++++ DATA SHOWN ++++
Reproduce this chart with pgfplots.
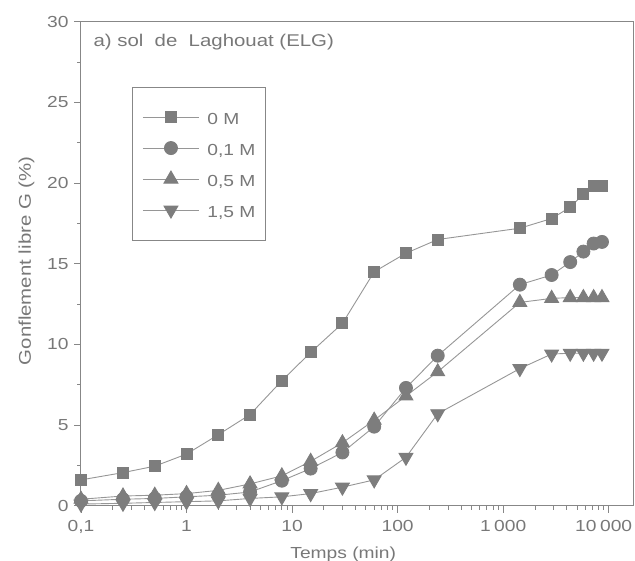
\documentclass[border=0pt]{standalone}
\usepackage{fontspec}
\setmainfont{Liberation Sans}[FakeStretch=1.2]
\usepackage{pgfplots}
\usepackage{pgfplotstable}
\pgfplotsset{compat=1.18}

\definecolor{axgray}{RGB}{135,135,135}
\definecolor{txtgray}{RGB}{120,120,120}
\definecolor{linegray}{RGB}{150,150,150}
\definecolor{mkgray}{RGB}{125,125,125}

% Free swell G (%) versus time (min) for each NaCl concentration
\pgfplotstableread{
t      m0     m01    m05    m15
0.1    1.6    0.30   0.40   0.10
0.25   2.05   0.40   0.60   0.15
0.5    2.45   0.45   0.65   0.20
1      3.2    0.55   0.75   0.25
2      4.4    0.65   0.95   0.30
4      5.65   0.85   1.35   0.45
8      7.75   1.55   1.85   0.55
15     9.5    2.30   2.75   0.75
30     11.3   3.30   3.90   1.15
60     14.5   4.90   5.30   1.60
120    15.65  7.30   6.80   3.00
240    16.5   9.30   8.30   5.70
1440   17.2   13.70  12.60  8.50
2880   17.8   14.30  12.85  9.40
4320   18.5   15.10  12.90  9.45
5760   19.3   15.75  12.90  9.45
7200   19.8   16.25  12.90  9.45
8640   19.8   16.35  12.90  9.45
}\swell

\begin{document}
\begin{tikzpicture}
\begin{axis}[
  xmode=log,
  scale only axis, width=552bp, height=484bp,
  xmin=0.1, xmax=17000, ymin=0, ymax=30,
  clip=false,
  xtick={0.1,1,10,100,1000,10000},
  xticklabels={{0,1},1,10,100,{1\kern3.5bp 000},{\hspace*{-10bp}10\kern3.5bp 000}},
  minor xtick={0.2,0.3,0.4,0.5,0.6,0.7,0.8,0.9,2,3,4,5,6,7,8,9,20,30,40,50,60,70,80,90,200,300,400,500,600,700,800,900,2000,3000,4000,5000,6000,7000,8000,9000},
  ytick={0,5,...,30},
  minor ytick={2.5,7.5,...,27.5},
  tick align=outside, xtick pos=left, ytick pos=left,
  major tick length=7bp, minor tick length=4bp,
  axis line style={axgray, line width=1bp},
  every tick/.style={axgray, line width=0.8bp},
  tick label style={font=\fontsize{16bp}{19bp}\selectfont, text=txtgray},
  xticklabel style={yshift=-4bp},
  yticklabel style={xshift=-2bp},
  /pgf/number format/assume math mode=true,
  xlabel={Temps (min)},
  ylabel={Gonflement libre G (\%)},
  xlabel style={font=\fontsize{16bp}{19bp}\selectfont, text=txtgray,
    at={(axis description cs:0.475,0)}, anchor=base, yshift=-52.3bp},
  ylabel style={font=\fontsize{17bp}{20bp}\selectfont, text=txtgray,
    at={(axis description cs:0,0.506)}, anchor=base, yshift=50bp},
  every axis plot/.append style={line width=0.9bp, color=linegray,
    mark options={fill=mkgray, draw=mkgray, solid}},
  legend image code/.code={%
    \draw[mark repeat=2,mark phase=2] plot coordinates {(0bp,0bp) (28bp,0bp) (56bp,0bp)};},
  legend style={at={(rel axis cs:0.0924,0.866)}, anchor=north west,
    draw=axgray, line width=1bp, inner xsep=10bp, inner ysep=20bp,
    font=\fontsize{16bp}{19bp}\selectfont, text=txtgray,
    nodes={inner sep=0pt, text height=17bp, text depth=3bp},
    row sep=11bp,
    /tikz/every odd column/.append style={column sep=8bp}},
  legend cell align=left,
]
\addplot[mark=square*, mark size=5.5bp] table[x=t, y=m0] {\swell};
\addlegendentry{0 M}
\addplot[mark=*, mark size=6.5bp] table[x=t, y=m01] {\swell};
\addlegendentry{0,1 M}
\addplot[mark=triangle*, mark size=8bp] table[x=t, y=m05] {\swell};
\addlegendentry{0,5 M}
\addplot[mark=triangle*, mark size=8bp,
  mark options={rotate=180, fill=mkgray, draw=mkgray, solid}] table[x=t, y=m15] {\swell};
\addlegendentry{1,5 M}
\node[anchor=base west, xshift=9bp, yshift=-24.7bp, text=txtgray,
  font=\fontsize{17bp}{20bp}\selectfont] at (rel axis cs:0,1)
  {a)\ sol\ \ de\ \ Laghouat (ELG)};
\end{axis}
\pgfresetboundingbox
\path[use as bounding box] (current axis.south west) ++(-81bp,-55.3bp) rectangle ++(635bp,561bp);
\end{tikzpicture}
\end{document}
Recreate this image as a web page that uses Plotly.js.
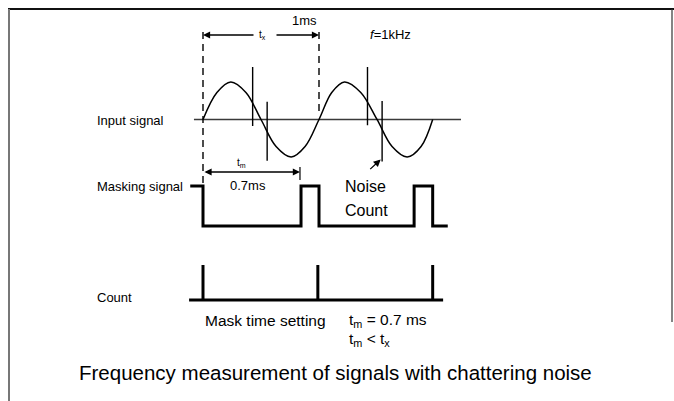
++++
WRITTEN EXERCISE: Check each line of the records for the word "this" and extract those that contain it.

RESPONSE:
Reproduce this chart with pgfplots.
Recreate this image as a web page that uses Plotly.js.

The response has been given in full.